While Jacob's comments were provocative, they certainly seem to me to be supportable, if you look at the military as a killing machine (which, imo, is what it is). Of course the moniker "serial killer" applies to any army- was Jacob saying it only applied to our army? I didn't read that post all that carefully- but I do remember the point about Mao, because I've always been fascinated by Mao. The Mao point is separate from the serial killer thing, imo. I realize you think the two things are intimately connected, but I don't agree with you.



To: aladin who wrote (115107)9/17/2003 6:13:53 PM
From: Jacob Snyder  Read Replies (1) | Respond to of 281500
 
John, I already apologized once:

I'm sorry if I offended you with my "play on words". I was deliberately ambiguous: "serial killer" has one meaning as a single phrase, and a different meaning if you consider them as two separate words.
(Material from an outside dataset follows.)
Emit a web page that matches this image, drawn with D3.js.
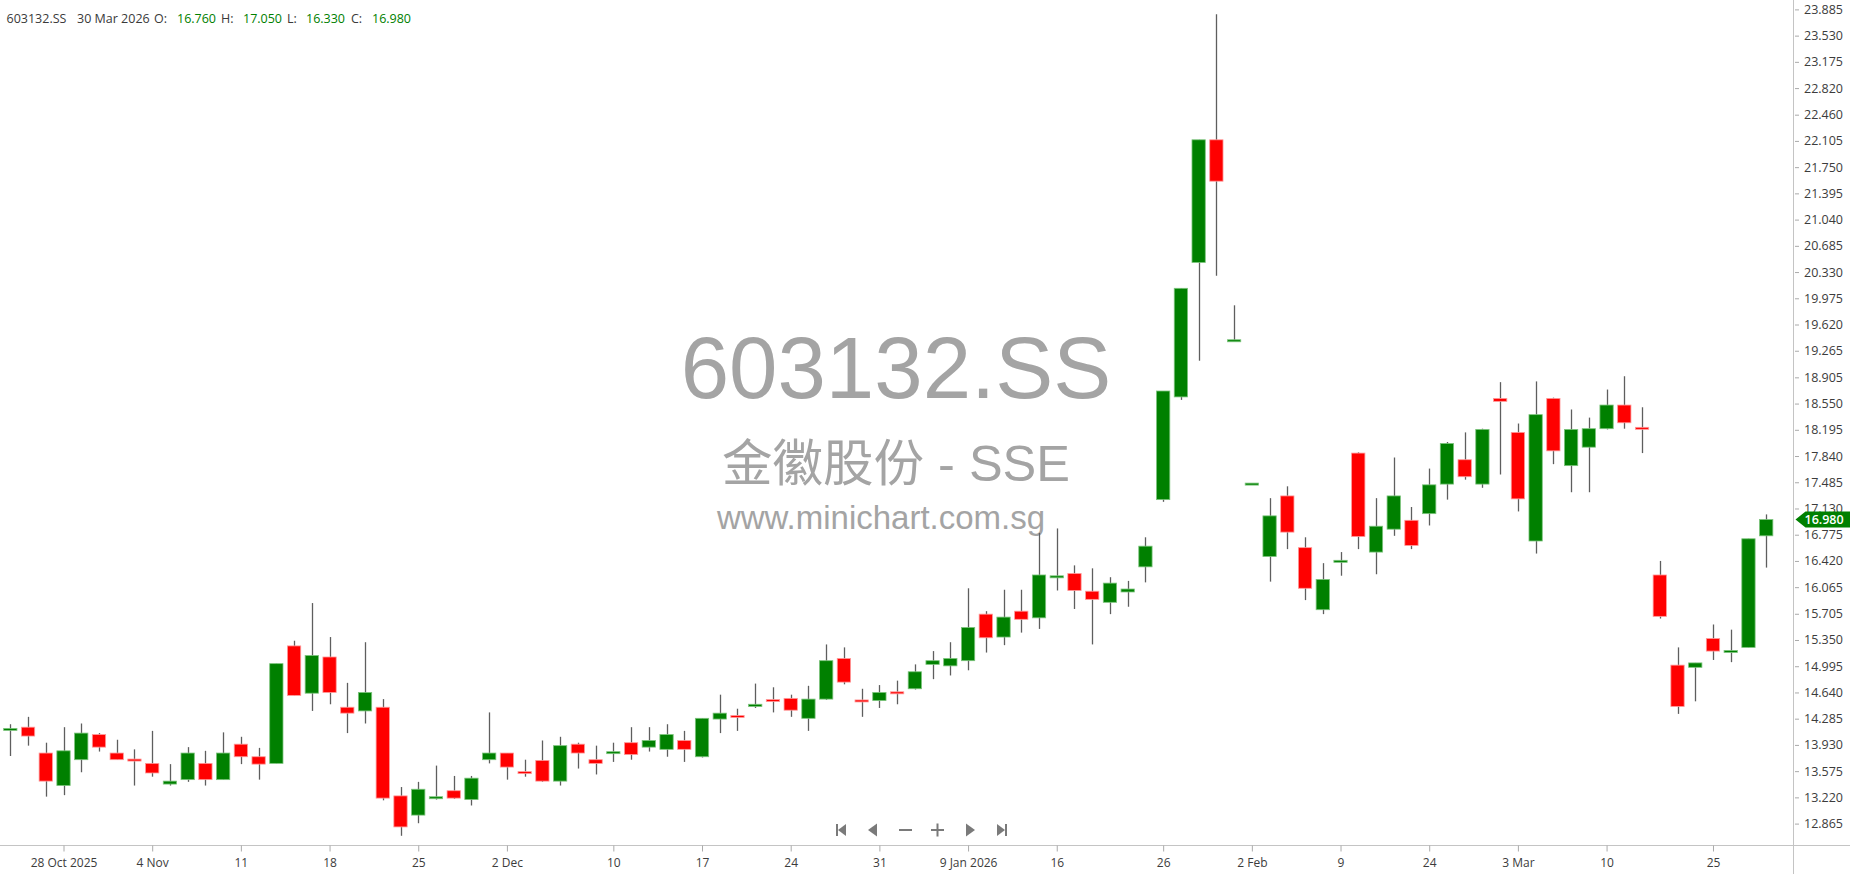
<!DOCTYPE html>
<html>
<head>
<meta charset="utf-8">
<script src="https://cdn.jsdelivr.net/npm/d3@7"></script>
<style>
  body { margin: 0; background: #fff; overflow: hidden; }
  svg { display: block; }
  text { font-family: "Open Sans", "DejaVu Sans", sans-serif; }
</style>
</head>
<body>
<svg id="chart" width="1850" height="874"></svg>
<script>
const symbol = "603132.SS";
const subtitle = "金徽股份 - SSE";
const site = "www.minichart.com.sg";

const dates = [
  "2025-10-23","2025-10-24","2025-10-27","2025-10-28","2025-10-29","2025-10-30","2025-10-31",
  "2025-11-03","2025-11-04","2025-11-05","2025-11-06","2025-11-07","2025-11-10","2025-11-11",
  "2025-11-12","2025-11-13","2025-11-14","2025-11-17","2025-11-18","2025-11-19","2025-11-20",
  "2025-11-21","2025-11-24","2025-11-25","2025-11-26","2025-11-27","2025-11-28","2025-12-01",
  "2025-12-02","2025-12-03","2025-12-04","2025-12-05","2025-12-08","2025-12-09","2025-12-10",
  "2025-12-11","2025-12-12","2025-12-15","2025-12-16","2025-12-17","2025-12-18","2025-12-19",
  "2025-12-22","2025-12-23","2025-12-24","2025-12-25","2025-12-26","2025-12-29","2025-12-30",
  "2025-12-31","2026-01-05","2026-01-06","2026-01-07","2026-01-08","2026-01-09","2026-01-12",
  "2026-01-13","2026-01-14","2026-01-15","2026-01-16","2026-01-19","2026-01-20","2026-01-21",
  "2026-01-22","2026-01-23","2026-01-26","2026-01-27","2026-01-28","2026-01-29","2026-01-30",
  "2026-02-02","2026-02-03","2026-02-04","2026-02-05","2026-02-06","2026-02-09","2026-02-10",
  "2026-02-11","2026-02-12","2026-02-13","2026-02-24","2026-02-25","2026-02-26","2026-02-27",
  "2026-03-02","2026-03-03","2026-03-04","2026-03-05","2026-03-06","2026-03-09","2026-03-10",
  "2026-03-11","2026-03-12","2026-03-20","2026-03-23","2026-03-24","2026-03-25","2026-03-26",
  "2026-03-27","2026-03-30"
];

const open = [
  14.13,14.17,13.82,13.38,13.73,14.07,13.82,13.73,13.68,13.40,13.46,13.68,13.46,13.94,
  13.77,13.68,15.27,14.63,15.12,14.44,14.39,14.44,13.24,12.98,13.21,13.31,13.19,13.73,
  13.82,13.56,13.72,13.44,13.94,13.73,13.82,13.96,13.90,13.87,13.99,13.77,14.28,14.32,
  14.45,14.54,14.56,14.29,14.55,15.10,14.53,14.53,14.64,14.69,15.02,15.00,15.07,15.70,
  15.39,15.74,15.65,16.20,16.25,16.01,15.86,16.00,16.34,17.25,18.64,20.46,22.12,19.40,
  17.46,16.48,17.30,16.60,15.76,16.41,17.88,16.54,16.85,16.97,17.06,17.46,17.79,17.46,
  18.62,18.16,16.69,18.62,17.71,17.96,18.21,18.53,18.22,16.23,15.01,14.98,15.37,15.19,
  15.25,16.76
];
const high = [
  14.21,14.31,13.96,14.17,14.22,14.09,14.00,13.87,14.12,13.67,13.90,13.85,14.10,14.04,
  13.89,15.03,15.34,15.85,15.39,14.77,15.32,14.55,13.36,13.43,13.65,13.51,13.51,14.37,
  13.82,13.73,13.99,14.04,13.96,13.92,13.96,14.17,14.17,14.21,14.12,14.29,14.61,14.42,
  14.76,14.71,14.61,14.73,15.29,15.25,14.69,14.74,14.80,15.02,15.20,15.32,16.05,15.74,
  16.03,16.03,16.80,16.86,16.36,16.32,16.20,16.15,16.74,18.72,20.11,22.12,23.82,19.88,
  17.46,17.27,17.43,16.74,16.39,16.54,17.89,17.27,17.82,17.15,17.67,18.03,18.16,18.21,
  18.84,18.28,18.85,18.63,18.47,18.36,18.74,18.92,18.50,16.42,15.25,15.04,15.56,15.49,
  16.72,17.05
];
const low = [
  13.78,13.92,13.23,13.25,13.56,13.84,13.73,13.38,13.50,13.38,13.43,13.38,13.46,13.67,
  13.46,13.68,14.60,14.39,14.48,14.09,14.22,13.18,12.70,12.87,13.19,13.20,13.11,13.68,
  13.46,13.50,13.43,13.38,13.61,13.53,13.70,13.73,13.84,13.77,13.70,13.76,14.09,14.12,
  14.43,14.37,14.31,14.12,14.54,14.75,14.31,14.43,14.48,14.68,14.82,14.87,14.94,15.18,
  15.28,15.45,15.50,16.02,15.77,15.29,15.70,15.80,16.13,17.22,18.60,19.13,20.28,19.40,
  17.46,16.14,16.58,15.89,15.70,16.22,16.58,16.24,16.76,16.58,16.90,17.25,17.52,17.41,
  17.59,17.09,16.52,17.73,17.35,17.35,18.20,18.21,17.88,15.64,14.35,14.52,15.08,15.05,
  15.25,16.33
];
const close = [
  14.15,14.05,13.44,13.85,14.09,13.90,13.73,13.72,13.55,13.44,13.82,13.46,13.82,13.77,
  13.67,15.03,14.60,15.14,14.64,14.36,14.64,13.21,12.82,13.33,13.22,13.21,13.48,13.82,
  13.63,13.55,13.44,13.92,13.82,13.68,13.83,13.80,13.99,14.07,13.87,14.29,14.36,14.31,
  14.48,14.52,14.40,14.55,15.07,14.78,14.52,14.64,14.63,14.92,15.07,15.10,15.52,15.38,
  15.66,15.63,16.23,16.21,16.02,15.90,16.12,16.04,16.62,18.72,20.11,22.12,21.56,19.40,
  17.46,17.03,16.81,16.05,16.17,16.42,16.75,16.89,17.30,16.63,17.45,18.01,17.56,18.20,
  18.58,17.26,18.40,17.91,18.20,18.21,18.53,18.29,18.21,15.67,14.45,15.04,15.20,15.20,
  16.72,16.98
];

const yTickLabels = [
  "23.885","23.530","23.175","22.820","22.460","22.105","21.750","21.395","21.040","20.685",
  "20.330","19.975","19.620","19.265","18.905","18.550","18.195","17.840","17.485","17.130",
  "16.775","16.420","16.065","15.705","15.350","14.995","14.640","14.285","13.930","13.575",
  "13.220","12.865"
];
const xTickDates = [
  "2025-10-28","2025-11-04","2025-11-11","2025-11-18","2025-11-25","2025-12-02","2025-12-10",
  "2025-12-17","2025-12-24","2025-12-31","2026-01-09","2026-01-16","2026-01-26","2026-02-02",
  "2026-02-09","2026-02-24","2026-03-03","2026-03-10","2026-03-25"
];
const xTickLabels = [
  "28 Oct 2025","4 Nov","11","18","25","2 Dec","10","17","24","31",
  "9 Jan 2026","16","26","2 Feb","9","24","3 Mar","10","25"
];

const svg = d3.select("#chart");
const width = +svg.attr("width");
const height = +svg.attr("height");
const axisX = 1793.5, axisY = 845.5;

const x = d3.scalePoint().domain(dates).range([10.3, 1766.2]);
const y = d3.scaleLinear()
  .domain([+yTickLabels[yTickLabels.length - 1], +yTickLabels[0]])
  .range([823.6, 9.4]);
const bodyW = 13.3;

const GREEN = "#008000", RED = "#ff0000";

// watermark
const wm = svg.append("g").attr("fill", "#a4a4a4").attr("text-anchor", "middle");
wm.append("text").attr("x", 896).attr("y", 398)
  .style("font-family", "'Liberation Sans', Arial, sans-serif")
  .style("font-size", "87px").text(symbol);
wm.append("text").attr("x", 896).attr("y", 481)
  .style("font-family", "'Liberation Sans', 'Noto Sans CJK SC', sans-serif")
  .style("font-size", "50.5px").text(subtitle);
wm.append("text").attr("x", 881).attr("y", 529)
  .style("font-family", "'Liberation Sans', Arial, sans-serif")
  .style("font-size", "33px").text(site);

// candles
const idx = d3.range(dates.length);
const candle = svg.append("g").selectAll("g")
  .data(idx).enter().append("g");

candle.append("line")
  .attr("x1", i => Math.round(x(dates[i])) + 0.5)
  .attr("x2", i => Math.round(x(dates[i])) + 0.5)
  .attr("y1", i => y(high[i]))
  .attr("y2", i => y(low[i]))
  .attr("stroke", "#5e5e5e")
  .attr("stroke-width", 1.3);

candle.append("rect")
  .attr("x", i => x(dates[i]) - bodyW / 2)
  .attr("width", bodyW)
  .attr("y", i => {
    const top = y(Math.max(open[i], close[i]));
    const h = Math.abs(y(open[i]) - y(close[i]));
    return h < 2 ? top - (2 - h) / 2 : top;
  })
  .attr("height", i => Math.max(2, Math.abs(y(open[i]) - y(close[i]))))
  .attr("fill", i => close[i] >= open[i] ? GREEN : RED)
  .attr("stroke", i => close[i] >= open[i] ? "#7cc47c" : "#ff9a9a")
  .attr("stroke-width", 0.8);

// axes lines
svg.append("line").attr("x1", axisX).attr("x2", axisX).attr("y1", 0).attr("y2", height)
  .attr("stroke", "#c4c4c4");
svg.append("line").attr("x1", 0).attr("x2", width).attr("y1", axisY).attr("y2", axisY)
  .attr("stroke", "#c4c4c4");

// right axis
const yAxis = svg.append("g")
  .attr("transform", `translate(${axisX + 1.5},0)`)
  .call(d3.axisRight(y)
    .tickValues(yTickLabels.map(Number))
    .tickFormat((d, i) => yTickLabels[i])
    .tickSize(4).tickPadding(5));
yAxis.select(".domain").remove();
yAxis.selectAll(".tick line").attr("stroke", "#aaa");
yAxis.selectAll(".tick text").attr("fill", "#3c3c3c").style("font-size", "12.5px")
  .style("font-family", "'Open Sans', sans-serif");

// bottom axis
const xAxis = svg.append("g")
  .attr("transform", `translate(0,${axisY})`)
  .call(d3.axisBottom(x)
    .tickValues(xTickDates)
    .tickFormat((d, i) => xTickLabels[i])
    .tickSize(6).tickPadding(7));
xAxis.select(".domain").remove();
xAxis.selectAll(".tick line").attr("stroke", "#aaa");
xAxis.selectAll(".tick text").attr("fill", "#3c3c3c").style("font-size", "12px")
  .style("font-family", "'Open Sans', sans-serif");

// last price marker
const last = close.length - 1;
const ly = y(close[last]);
svg.append("path")
  .attr("d", `M${axisX + 2},${ly} L${axisX + 12},${ly - 8} L${width},${ly - 8} L${width},${ly + 8} L${axisX + 12},${ly + 8} Z`)
  .attr("fill", GREEN);
svg.append("text").attr("x", axisX + 11).attr("y", ly + 4.5)
  .attr("fill", "#fff").style("font-size", "12.5px").style("font-weight", 600)
  .text(close[last].toFixed(3));

// header
const fmtDate = d3.timeFormat("%-d %b %Y");
const lastDate = d3.timeParse("%Y-%m-%d")(dates[last]);
const head = [
  { t: symbol, x: 6.5, c: "#3a3a3a" },
  { t: fmtDate(lastDate), x: 77, c: "#3a3a3a" },
  { t: "O:", x: 154, c: "#3a3a3a" },
  { t: open[last].toFixed(3), x: 177, c: GREEN },
  { t: "H:", x: 221, c: "#3a3a3a" },
  { t: high[last].toFixed(3), x: 243, c: GREEN },
  { t: "L:", x: 287, c: "#3a3a3a" },
  { t: low[last].toFixed(3), x: 306, c: GREEN },
  { t: "C:", x: 351, c: "#3a3a3a" },
  { t: close[last].toFixed(3), x: 372, c: GREEN }
];
svg.append("g").selectAll("text").data(head).enter().append("text")
  .attr("x", d => d.x).attr("y", 22.5)
  .attr("fill", d => d.c).style("font-size", "12.5px")
  .text(d => d.t);

// navigation buttons
const nav = svg.append("g").attr("fill", "#7a7a7a").attr("stroke", "none");
const ny = 830;
nav.append("rect").attr("x", 836).attr("y", ny - 6).attr("width", 2).attr("height", 12);
nav.append("path").attr("d", `M838,${ny} L846,${ny - 6} L846,${ny + 6} Z`);
nav.append("path").attr("d", `M868,${ny} L877,${ny - 6.5} L877,${ny + 6.5} Z`);
nav.append("rect").attr("x", 899).attr("y", ny - 1).attr("width", 13).attr("height", 2);
nav.append("rect").attr("x", 931).attr("y", ny - 1).attr("width", 13).attr("height", 2);
nav.append("rect").attr("x", 936.5).attr("y", ny - 6.5).attr("width", 2).attr("height", 13);
nav.append("path").attr("d", `M966,${ny - 6.5} L975,${ny} L966,${ny + 6.5} Z`);
nav.append("path").attr("d", `M997,${ny - 6} L1005,${ny} L997,${ny + 6} Z`);
nav.append("rect").attr("x", 1005).attr("y", ny - 6).attr("width", 2).attr("height", 12);
</script>
</body>
</html>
Soldiers are killers, and they do kill serially, but they aren't "serial killers", in the sense of, say, McVeigh. Message 19310704

I'll say it again: I apologize. I'm sorry. Yes, it was Clintonesque. Bad, bad, bad. OK?

My brother, father, step-father, and 3 in-laws, are or were in the military, including 2 in the National Guard currently in the ME (nurse and pilot).

I happen to think that most military people have about the same sense of duty and honor as the general population they come from. Another deliberately ambiguous statement.